**Written instruction:** In the material below, identify each line bearing the word "this". Reproduce those lines.

Entries from a dataset:
⟨
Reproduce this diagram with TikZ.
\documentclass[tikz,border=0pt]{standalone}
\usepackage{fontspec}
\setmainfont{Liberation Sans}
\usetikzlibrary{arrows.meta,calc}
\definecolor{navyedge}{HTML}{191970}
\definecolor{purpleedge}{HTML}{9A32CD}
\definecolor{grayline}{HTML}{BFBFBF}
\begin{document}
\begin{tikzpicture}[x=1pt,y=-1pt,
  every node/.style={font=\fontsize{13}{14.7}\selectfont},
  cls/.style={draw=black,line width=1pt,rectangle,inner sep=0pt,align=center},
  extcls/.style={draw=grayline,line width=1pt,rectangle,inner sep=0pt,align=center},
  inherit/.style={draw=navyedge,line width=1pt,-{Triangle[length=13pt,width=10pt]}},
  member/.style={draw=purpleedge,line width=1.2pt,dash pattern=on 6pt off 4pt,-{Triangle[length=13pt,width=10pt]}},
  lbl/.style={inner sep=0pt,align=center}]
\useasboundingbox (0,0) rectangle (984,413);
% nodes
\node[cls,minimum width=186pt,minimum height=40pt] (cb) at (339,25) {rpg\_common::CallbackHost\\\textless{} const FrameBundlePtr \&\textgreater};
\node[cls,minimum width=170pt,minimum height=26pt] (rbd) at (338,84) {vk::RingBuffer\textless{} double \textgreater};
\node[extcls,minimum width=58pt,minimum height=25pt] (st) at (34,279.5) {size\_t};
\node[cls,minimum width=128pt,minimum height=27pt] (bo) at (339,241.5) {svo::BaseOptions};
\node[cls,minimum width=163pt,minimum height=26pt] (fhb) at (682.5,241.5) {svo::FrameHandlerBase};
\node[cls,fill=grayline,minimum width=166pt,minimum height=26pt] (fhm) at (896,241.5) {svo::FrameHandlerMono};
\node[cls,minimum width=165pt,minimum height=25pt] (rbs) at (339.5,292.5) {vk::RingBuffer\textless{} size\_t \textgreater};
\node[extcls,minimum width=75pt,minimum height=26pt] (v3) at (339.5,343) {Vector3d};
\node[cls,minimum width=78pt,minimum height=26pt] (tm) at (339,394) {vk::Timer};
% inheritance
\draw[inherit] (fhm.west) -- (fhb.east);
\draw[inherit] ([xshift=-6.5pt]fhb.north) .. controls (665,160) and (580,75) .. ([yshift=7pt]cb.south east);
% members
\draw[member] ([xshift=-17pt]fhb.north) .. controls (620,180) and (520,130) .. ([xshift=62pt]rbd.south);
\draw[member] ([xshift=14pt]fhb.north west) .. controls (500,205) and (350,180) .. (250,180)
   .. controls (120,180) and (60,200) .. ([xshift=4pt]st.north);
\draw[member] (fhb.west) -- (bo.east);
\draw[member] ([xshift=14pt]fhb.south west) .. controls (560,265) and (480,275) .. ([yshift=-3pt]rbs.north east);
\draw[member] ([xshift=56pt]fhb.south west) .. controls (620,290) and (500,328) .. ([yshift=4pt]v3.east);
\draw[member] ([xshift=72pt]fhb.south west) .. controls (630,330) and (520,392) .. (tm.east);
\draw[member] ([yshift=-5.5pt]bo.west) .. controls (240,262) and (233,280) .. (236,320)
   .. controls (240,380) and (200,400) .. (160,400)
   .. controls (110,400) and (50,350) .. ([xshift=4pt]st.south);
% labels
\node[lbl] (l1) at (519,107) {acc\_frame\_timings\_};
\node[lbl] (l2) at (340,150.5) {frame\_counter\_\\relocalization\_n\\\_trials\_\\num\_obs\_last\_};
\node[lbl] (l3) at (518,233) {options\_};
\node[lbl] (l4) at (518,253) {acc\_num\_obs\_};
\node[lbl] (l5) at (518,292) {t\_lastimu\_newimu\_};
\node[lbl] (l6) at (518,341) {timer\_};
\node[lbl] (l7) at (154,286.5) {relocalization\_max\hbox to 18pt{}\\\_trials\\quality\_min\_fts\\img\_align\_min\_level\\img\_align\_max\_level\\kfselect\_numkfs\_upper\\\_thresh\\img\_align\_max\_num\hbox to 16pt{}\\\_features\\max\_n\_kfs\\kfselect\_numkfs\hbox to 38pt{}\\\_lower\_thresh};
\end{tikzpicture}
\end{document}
⟩
⟨
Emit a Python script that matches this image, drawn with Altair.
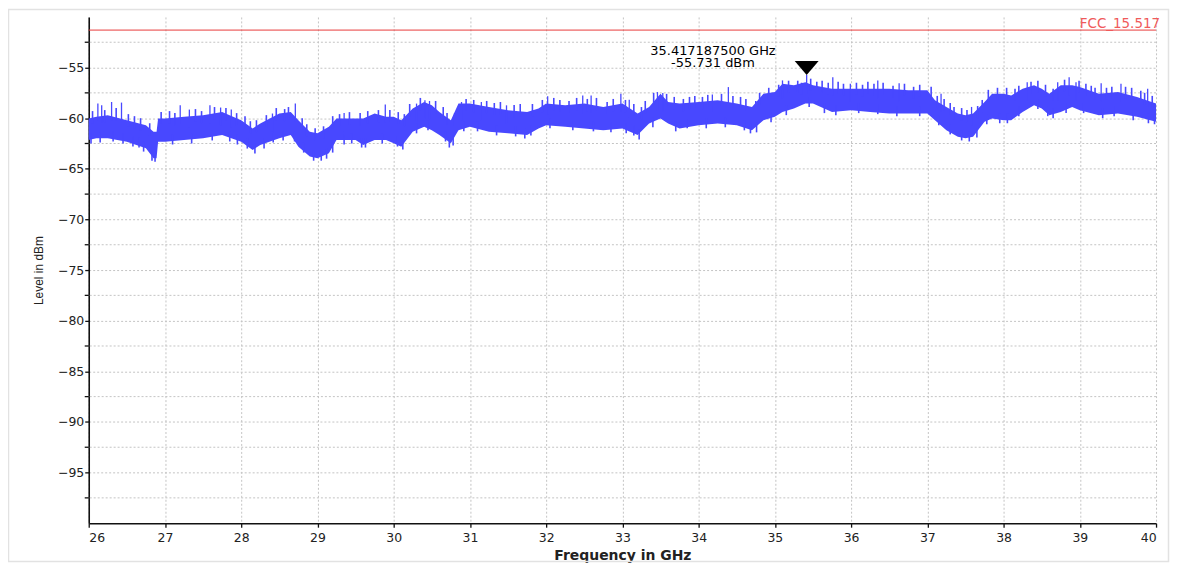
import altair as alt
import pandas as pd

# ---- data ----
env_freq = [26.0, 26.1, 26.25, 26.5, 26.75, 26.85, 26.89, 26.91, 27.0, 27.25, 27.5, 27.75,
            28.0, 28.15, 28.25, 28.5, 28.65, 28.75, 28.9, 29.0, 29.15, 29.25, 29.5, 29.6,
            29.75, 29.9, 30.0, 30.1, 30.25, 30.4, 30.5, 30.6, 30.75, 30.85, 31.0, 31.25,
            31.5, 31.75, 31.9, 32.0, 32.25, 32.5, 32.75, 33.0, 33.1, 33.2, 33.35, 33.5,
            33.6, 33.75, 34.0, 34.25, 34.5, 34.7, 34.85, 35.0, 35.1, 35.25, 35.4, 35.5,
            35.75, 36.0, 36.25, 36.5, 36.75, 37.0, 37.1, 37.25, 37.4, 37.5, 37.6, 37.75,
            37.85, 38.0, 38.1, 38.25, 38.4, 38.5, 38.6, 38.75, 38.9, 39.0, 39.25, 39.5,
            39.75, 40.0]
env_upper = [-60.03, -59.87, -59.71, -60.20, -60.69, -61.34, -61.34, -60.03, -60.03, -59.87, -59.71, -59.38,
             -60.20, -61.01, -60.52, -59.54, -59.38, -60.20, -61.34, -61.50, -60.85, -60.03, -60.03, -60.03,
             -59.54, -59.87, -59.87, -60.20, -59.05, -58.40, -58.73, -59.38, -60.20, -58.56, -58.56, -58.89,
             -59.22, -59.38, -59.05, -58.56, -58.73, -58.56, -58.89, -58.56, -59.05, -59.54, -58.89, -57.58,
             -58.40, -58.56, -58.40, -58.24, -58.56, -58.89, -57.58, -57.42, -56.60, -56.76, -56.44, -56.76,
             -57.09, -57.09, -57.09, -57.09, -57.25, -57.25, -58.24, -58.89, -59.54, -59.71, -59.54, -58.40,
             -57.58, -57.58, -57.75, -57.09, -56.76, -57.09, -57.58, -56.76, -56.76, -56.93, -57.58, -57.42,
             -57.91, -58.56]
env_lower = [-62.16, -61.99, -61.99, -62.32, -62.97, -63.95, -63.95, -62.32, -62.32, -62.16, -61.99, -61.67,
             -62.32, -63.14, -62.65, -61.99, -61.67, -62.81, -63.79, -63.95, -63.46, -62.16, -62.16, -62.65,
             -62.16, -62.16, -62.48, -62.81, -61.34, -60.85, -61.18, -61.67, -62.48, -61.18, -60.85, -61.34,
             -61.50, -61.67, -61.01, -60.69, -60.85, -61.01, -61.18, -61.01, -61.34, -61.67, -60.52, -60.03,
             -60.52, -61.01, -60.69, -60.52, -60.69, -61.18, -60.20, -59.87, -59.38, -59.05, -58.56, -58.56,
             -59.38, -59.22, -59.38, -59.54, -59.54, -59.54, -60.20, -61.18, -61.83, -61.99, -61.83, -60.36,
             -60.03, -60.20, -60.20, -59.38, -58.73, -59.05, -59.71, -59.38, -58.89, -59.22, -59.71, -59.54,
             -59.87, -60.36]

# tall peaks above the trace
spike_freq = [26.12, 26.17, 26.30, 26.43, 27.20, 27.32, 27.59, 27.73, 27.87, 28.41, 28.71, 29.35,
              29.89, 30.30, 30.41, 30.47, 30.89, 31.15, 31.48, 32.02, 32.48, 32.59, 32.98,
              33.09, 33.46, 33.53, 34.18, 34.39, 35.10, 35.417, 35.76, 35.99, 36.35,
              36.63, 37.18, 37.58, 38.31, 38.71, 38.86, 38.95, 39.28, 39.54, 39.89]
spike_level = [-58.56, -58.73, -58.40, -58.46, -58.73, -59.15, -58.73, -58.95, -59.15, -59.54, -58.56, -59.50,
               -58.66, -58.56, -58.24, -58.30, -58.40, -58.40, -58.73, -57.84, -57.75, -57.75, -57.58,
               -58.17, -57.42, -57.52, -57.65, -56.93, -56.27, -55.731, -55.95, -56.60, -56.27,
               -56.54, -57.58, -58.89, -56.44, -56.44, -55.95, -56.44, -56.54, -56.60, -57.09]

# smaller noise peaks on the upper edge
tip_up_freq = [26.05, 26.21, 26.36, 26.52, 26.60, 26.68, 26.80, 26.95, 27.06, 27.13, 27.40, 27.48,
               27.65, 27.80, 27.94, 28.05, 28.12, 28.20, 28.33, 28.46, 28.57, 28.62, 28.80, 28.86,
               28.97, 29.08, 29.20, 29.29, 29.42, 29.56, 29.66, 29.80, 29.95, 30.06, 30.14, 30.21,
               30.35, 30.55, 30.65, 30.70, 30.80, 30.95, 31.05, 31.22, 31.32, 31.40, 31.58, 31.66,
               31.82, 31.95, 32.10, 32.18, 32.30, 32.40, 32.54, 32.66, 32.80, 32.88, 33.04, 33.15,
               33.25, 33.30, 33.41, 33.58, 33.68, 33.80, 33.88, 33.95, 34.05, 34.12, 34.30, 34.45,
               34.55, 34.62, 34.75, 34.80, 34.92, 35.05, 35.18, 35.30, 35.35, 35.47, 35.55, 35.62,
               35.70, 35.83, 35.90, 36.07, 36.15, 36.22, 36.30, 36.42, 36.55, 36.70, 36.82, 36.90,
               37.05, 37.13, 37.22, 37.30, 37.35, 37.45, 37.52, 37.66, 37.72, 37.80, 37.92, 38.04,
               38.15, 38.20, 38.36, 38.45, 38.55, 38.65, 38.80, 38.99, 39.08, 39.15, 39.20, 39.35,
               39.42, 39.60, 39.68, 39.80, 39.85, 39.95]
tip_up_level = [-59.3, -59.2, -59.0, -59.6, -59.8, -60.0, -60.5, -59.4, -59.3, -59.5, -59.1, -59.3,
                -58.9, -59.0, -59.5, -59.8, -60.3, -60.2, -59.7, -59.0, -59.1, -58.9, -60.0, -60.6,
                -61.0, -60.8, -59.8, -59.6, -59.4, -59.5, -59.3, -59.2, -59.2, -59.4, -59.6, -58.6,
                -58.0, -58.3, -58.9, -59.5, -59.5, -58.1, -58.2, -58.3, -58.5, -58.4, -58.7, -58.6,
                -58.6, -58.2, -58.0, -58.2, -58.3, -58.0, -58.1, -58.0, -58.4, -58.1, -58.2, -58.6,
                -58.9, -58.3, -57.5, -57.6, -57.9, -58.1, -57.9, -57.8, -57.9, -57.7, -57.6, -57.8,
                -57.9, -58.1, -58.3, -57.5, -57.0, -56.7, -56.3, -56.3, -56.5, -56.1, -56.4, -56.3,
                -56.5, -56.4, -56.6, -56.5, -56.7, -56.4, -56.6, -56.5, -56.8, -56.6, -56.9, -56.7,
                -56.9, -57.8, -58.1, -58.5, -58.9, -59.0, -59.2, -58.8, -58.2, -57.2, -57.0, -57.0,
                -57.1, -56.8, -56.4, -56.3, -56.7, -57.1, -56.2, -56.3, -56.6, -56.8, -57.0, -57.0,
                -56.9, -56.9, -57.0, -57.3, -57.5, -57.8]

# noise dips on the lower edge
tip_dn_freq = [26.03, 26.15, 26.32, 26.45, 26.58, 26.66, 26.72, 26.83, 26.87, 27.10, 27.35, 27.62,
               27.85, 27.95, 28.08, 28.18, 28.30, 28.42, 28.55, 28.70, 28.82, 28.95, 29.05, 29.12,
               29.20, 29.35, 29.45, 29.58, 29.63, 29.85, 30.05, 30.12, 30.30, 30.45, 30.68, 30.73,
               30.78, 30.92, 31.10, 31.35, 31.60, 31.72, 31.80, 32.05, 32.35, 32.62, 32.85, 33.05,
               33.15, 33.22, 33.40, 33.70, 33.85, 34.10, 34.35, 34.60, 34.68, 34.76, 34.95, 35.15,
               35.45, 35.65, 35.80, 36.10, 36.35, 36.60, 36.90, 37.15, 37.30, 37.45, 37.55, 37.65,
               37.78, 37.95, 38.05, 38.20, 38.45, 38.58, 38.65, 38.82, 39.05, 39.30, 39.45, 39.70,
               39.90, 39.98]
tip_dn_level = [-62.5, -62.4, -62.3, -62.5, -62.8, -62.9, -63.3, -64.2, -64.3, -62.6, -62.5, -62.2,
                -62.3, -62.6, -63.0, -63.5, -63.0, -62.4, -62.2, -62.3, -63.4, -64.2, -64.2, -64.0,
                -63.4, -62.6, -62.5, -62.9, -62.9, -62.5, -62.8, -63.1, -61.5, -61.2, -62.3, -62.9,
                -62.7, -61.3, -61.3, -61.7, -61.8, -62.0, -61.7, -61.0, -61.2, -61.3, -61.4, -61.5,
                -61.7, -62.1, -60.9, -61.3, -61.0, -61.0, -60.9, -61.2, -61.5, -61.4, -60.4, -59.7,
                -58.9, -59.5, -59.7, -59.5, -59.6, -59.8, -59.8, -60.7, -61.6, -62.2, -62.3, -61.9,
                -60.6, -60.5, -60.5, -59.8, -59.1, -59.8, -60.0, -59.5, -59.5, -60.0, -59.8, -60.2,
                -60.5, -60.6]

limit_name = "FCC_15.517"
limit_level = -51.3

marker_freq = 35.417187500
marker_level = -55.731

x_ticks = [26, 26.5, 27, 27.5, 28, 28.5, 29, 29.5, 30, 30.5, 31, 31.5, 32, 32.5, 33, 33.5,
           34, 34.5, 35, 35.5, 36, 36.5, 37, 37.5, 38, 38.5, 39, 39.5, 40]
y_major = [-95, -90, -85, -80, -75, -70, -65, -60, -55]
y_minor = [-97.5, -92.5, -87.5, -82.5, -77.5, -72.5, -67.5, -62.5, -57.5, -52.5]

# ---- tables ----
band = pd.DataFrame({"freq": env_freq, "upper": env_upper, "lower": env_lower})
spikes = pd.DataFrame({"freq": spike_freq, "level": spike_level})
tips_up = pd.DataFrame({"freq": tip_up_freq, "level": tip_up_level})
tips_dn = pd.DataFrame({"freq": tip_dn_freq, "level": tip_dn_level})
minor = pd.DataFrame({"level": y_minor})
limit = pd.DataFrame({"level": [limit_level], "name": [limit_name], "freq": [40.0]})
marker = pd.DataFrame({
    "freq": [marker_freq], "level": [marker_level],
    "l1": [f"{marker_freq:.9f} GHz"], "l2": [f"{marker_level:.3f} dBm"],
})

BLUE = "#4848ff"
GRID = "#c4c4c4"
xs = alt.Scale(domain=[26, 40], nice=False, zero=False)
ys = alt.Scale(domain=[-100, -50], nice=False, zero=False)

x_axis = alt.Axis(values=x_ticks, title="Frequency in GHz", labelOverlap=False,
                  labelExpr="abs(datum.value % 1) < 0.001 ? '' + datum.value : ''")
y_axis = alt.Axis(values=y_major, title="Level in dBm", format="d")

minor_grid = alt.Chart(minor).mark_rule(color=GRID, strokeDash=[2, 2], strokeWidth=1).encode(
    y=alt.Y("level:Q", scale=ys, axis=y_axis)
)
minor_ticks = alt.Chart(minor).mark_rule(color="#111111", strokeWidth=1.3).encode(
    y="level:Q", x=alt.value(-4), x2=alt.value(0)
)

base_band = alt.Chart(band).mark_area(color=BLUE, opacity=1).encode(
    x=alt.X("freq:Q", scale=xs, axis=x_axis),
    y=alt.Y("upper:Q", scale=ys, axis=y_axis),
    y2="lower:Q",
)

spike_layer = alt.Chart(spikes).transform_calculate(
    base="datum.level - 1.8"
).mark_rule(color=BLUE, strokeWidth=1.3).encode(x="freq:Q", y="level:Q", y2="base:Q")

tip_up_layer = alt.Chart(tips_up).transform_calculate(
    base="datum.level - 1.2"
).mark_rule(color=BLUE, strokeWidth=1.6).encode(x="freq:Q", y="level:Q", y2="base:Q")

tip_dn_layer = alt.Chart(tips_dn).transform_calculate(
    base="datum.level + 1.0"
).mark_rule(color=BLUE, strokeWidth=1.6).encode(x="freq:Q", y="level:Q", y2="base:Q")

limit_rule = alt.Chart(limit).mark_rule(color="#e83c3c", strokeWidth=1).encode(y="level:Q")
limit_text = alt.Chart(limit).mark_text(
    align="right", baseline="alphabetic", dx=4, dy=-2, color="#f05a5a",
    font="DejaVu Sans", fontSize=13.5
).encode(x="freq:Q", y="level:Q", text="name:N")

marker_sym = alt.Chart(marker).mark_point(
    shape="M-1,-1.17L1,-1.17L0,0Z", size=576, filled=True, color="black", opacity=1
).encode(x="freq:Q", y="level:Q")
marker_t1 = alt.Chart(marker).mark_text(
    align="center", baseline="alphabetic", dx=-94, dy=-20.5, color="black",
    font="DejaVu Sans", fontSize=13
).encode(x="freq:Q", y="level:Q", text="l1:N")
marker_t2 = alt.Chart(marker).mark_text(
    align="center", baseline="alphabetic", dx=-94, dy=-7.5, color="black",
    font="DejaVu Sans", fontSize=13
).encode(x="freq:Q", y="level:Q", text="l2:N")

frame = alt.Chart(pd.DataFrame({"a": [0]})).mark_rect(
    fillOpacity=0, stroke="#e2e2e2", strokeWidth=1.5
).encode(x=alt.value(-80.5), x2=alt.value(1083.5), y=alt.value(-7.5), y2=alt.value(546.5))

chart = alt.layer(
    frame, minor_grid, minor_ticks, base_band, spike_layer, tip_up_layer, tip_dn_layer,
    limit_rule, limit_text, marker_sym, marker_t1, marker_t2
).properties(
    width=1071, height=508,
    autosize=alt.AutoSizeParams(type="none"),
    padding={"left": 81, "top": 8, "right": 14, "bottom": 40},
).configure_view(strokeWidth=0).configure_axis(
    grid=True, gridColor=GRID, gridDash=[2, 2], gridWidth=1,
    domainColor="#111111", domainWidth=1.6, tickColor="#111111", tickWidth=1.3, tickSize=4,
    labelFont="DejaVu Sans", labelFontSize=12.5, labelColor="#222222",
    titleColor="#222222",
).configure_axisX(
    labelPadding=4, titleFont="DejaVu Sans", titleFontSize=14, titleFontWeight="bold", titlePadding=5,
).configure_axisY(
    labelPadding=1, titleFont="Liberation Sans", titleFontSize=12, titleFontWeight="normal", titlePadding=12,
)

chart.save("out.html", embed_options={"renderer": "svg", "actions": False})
⟩
**The solution:**
Reproduce this diagram with TikZ.
Emit a Python script that matches this image, drawn with Altair.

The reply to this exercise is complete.